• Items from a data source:
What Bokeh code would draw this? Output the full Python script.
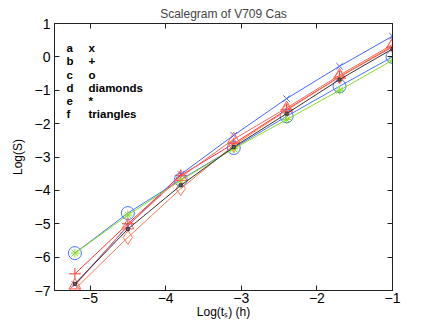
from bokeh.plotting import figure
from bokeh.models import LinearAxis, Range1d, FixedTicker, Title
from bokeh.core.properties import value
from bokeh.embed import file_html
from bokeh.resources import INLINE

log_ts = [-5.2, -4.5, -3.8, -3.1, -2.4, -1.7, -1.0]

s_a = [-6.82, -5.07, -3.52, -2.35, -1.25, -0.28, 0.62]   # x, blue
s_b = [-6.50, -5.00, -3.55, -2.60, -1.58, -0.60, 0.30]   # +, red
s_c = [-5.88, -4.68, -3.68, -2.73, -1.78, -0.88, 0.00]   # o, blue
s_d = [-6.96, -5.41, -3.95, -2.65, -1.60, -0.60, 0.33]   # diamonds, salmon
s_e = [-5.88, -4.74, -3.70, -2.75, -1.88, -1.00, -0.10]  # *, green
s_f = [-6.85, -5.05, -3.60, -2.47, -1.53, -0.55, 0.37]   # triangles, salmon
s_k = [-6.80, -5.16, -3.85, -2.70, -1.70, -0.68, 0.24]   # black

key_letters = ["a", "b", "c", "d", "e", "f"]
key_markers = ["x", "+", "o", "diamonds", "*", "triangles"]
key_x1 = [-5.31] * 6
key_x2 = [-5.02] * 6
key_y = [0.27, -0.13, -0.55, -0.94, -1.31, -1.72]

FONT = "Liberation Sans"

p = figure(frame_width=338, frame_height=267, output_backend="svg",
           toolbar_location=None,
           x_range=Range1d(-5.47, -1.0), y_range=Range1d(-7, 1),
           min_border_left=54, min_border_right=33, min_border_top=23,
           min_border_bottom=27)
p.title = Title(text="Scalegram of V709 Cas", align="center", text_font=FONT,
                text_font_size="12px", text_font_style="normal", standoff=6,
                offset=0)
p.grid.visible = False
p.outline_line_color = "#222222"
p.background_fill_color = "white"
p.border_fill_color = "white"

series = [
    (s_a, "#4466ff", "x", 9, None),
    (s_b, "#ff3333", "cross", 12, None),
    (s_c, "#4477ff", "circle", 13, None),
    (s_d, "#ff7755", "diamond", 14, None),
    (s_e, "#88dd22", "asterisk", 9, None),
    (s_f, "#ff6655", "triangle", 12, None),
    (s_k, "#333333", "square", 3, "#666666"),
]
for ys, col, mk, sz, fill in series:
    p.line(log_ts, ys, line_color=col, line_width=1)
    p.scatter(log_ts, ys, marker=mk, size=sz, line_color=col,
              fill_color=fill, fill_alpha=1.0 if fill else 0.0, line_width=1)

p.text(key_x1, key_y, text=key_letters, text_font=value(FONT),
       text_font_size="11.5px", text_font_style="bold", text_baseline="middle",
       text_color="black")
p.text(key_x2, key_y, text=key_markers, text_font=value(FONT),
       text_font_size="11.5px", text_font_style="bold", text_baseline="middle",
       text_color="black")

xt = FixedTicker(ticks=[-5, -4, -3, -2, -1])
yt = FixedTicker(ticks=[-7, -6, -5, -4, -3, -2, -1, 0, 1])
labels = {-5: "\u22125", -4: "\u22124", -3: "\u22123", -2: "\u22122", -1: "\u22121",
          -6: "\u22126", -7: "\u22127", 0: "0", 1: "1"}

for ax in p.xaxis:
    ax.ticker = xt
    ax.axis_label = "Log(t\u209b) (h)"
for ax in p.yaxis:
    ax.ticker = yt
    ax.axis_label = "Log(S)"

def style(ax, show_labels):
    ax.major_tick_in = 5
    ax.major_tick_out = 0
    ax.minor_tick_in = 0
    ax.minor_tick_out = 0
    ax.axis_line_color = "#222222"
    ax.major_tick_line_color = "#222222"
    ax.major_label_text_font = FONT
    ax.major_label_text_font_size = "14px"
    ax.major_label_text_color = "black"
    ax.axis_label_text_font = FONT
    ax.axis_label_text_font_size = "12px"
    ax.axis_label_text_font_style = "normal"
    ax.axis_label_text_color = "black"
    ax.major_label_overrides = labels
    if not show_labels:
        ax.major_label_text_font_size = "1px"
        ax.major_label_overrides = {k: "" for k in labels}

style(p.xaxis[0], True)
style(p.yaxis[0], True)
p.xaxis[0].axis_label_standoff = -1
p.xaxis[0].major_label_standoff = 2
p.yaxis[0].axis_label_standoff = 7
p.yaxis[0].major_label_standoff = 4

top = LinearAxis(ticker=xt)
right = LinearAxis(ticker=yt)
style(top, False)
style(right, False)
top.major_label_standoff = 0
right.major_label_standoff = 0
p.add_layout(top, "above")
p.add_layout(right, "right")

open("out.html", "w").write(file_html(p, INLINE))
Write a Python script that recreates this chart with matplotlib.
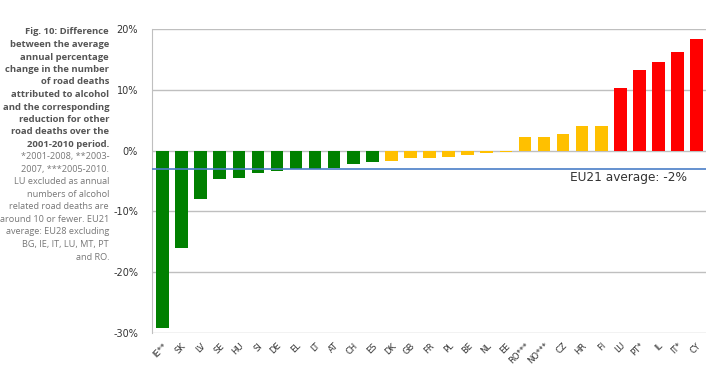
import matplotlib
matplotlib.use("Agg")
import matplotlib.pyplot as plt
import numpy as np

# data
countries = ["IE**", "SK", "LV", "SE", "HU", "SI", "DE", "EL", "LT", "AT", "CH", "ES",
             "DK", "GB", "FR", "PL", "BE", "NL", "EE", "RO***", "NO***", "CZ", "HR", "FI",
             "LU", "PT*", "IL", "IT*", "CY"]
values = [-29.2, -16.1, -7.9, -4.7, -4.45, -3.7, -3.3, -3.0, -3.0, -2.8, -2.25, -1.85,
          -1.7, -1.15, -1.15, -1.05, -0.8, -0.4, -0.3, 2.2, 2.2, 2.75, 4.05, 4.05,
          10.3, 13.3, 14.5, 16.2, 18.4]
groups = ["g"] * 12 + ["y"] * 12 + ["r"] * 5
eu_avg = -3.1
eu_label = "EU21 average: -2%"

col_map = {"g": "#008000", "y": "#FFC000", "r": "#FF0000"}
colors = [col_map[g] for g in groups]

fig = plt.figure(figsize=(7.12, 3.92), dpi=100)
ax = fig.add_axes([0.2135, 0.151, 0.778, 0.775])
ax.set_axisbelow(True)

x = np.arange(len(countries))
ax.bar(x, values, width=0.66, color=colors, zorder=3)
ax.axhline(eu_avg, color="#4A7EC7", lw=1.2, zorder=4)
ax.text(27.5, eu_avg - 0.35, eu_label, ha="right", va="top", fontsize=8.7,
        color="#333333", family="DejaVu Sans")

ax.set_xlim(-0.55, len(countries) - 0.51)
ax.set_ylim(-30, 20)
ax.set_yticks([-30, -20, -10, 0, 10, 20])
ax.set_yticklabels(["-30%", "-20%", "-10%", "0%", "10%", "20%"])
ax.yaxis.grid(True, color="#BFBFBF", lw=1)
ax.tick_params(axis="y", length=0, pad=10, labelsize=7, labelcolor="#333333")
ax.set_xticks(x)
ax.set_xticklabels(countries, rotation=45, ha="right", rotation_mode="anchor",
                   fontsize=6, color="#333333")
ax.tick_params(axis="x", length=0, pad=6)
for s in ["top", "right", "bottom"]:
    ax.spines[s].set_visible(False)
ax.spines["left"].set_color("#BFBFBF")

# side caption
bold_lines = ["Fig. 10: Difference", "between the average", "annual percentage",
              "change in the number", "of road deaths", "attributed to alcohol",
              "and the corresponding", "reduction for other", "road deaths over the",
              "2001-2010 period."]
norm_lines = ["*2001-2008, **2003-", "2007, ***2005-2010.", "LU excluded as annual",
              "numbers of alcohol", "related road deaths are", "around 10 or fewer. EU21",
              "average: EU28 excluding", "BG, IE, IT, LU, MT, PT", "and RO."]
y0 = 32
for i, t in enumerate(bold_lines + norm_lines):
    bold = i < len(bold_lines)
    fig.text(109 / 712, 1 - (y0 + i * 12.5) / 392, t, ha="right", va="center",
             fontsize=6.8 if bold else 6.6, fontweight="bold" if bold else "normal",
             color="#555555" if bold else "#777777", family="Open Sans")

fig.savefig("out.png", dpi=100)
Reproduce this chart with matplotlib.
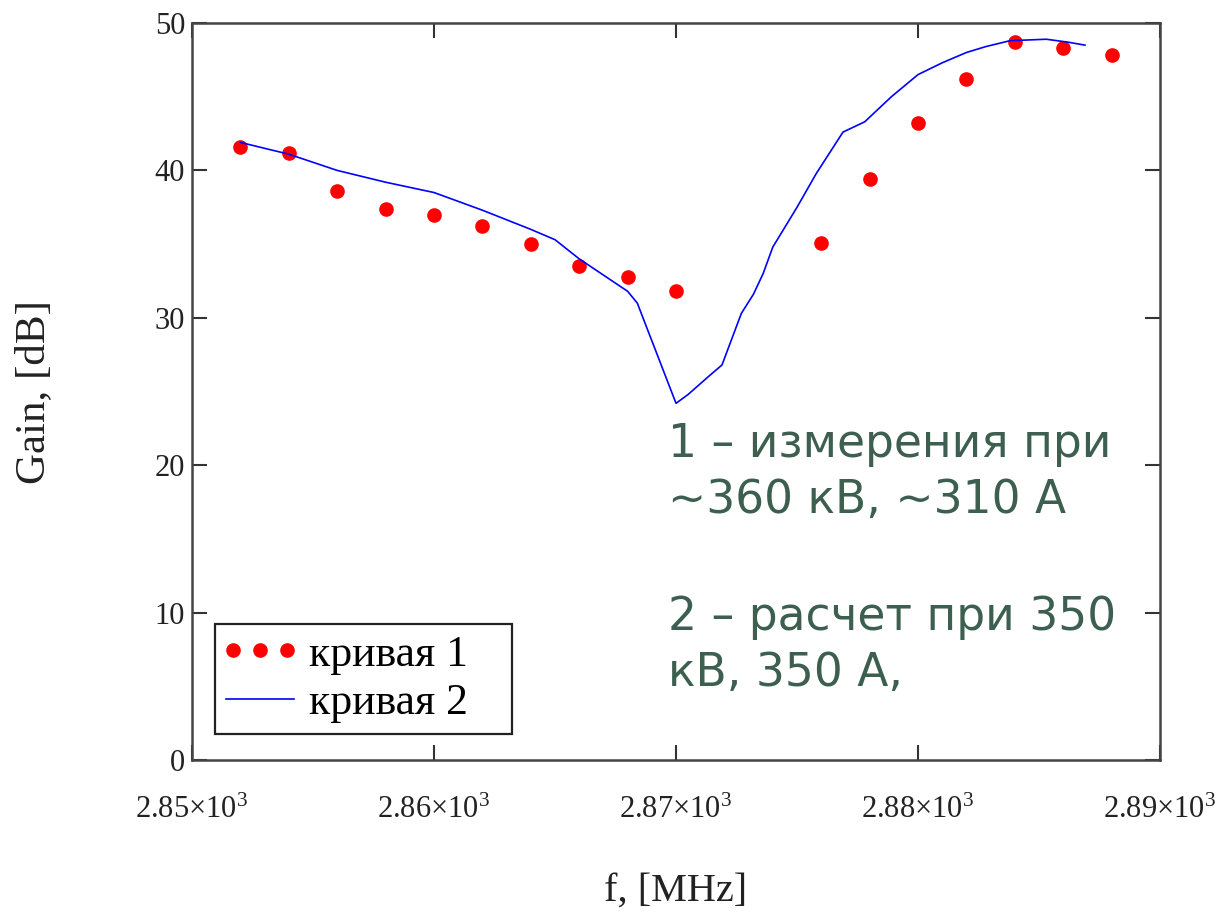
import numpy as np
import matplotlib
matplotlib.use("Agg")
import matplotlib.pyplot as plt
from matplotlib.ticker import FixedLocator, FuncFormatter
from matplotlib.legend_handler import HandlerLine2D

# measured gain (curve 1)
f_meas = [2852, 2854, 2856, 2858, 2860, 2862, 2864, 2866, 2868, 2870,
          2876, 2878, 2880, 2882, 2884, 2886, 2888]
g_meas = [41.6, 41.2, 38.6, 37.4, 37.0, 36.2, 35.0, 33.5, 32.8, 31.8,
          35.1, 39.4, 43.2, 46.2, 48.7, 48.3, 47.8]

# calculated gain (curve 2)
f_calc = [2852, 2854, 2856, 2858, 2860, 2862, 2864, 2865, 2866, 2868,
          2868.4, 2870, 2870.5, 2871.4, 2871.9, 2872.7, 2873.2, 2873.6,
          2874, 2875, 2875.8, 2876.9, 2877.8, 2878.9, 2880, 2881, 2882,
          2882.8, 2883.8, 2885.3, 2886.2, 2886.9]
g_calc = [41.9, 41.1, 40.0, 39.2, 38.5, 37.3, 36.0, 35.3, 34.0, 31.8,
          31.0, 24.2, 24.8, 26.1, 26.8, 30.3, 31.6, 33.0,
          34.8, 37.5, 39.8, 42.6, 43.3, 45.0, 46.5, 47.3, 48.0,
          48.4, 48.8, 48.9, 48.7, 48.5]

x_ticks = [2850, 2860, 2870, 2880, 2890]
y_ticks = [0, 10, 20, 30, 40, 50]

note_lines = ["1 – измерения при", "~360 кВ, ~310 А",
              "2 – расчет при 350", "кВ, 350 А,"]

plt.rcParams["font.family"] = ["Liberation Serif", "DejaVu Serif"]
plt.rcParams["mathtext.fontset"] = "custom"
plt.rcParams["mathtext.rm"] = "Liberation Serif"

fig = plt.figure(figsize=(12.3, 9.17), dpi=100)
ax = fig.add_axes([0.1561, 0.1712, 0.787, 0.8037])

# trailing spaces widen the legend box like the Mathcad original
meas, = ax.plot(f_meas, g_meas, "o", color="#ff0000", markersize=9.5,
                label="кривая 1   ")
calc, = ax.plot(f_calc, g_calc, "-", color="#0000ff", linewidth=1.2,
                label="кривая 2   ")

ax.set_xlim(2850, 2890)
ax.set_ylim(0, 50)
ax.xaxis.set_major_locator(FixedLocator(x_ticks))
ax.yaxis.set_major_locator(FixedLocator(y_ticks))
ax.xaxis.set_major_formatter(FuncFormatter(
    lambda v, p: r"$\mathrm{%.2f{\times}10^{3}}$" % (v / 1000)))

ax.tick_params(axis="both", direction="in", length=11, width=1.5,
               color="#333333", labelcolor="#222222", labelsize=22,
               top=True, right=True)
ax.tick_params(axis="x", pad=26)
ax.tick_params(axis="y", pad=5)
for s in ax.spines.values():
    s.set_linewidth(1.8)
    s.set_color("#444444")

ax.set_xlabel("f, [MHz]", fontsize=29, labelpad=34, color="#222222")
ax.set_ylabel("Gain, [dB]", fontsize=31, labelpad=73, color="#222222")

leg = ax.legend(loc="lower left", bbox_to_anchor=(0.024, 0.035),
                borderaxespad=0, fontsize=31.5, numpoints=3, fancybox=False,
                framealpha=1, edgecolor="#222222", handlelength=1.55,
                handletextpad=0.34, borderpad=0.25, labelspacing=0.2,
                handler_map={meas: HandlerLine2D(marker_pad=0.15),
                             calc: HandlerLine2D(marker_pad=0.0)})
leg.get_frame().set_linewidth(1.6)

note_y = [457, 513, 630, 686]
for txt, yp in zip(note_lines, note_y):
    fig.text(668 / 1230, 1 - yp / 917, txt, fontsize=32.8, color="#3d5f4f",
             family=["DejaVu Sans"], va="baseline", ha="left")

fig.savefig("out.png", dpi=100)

• What is asked:
Please repeat exactly the data above from its first line to the line that contains "s_k = [-6.80, -5.16, -3.85, -2.70, -1.70, -0.68, 0.24]", inclusive, and leave every picture out.

• Task result:
What Bokeh code would draw this? Output the full Python script.
from bokeh.plotting import figure
from bokeh.models import LinearAxis, Range1d, FixedTicker, Title
from bokeh.core.properties import value
from bokeh.embed import file_html
from bokeh.resources import INLINE

log_ts = [-5.2, -4.5, -3.8, -3.1, -2.4, -1.7, -1.0]

s_a = [-6.82, -5.07, -3.52, -2.35, -1.25, -0.28, 0.62]   # x, blue
s_b = [-6.50, -5.00, -3.55, -2.60, -1.58, -0.60, 0.30]   # +, red
s_c = [-5.88, -4.68, -3.68, -2.73, -1.78, -0.88, 0.00]   # o, blue
s_d = [-6.96, -5.41, -3.95, -2.65, -1.60, -0.60, 0.33]   # diamonds, salmon
s_e = [-5.88, -4.74, -3.70, -2.75, -1.88, -1.00, -0.10]  # *, green
s_f = [-6.85, -5.05, -3.60, -2.47, -1.53, -0.55, 0.37]   # triangles, salmon
s_k = [-6.80, -5.16, -3.85, -2.70, -1.70, -0.68, 0.24]   # black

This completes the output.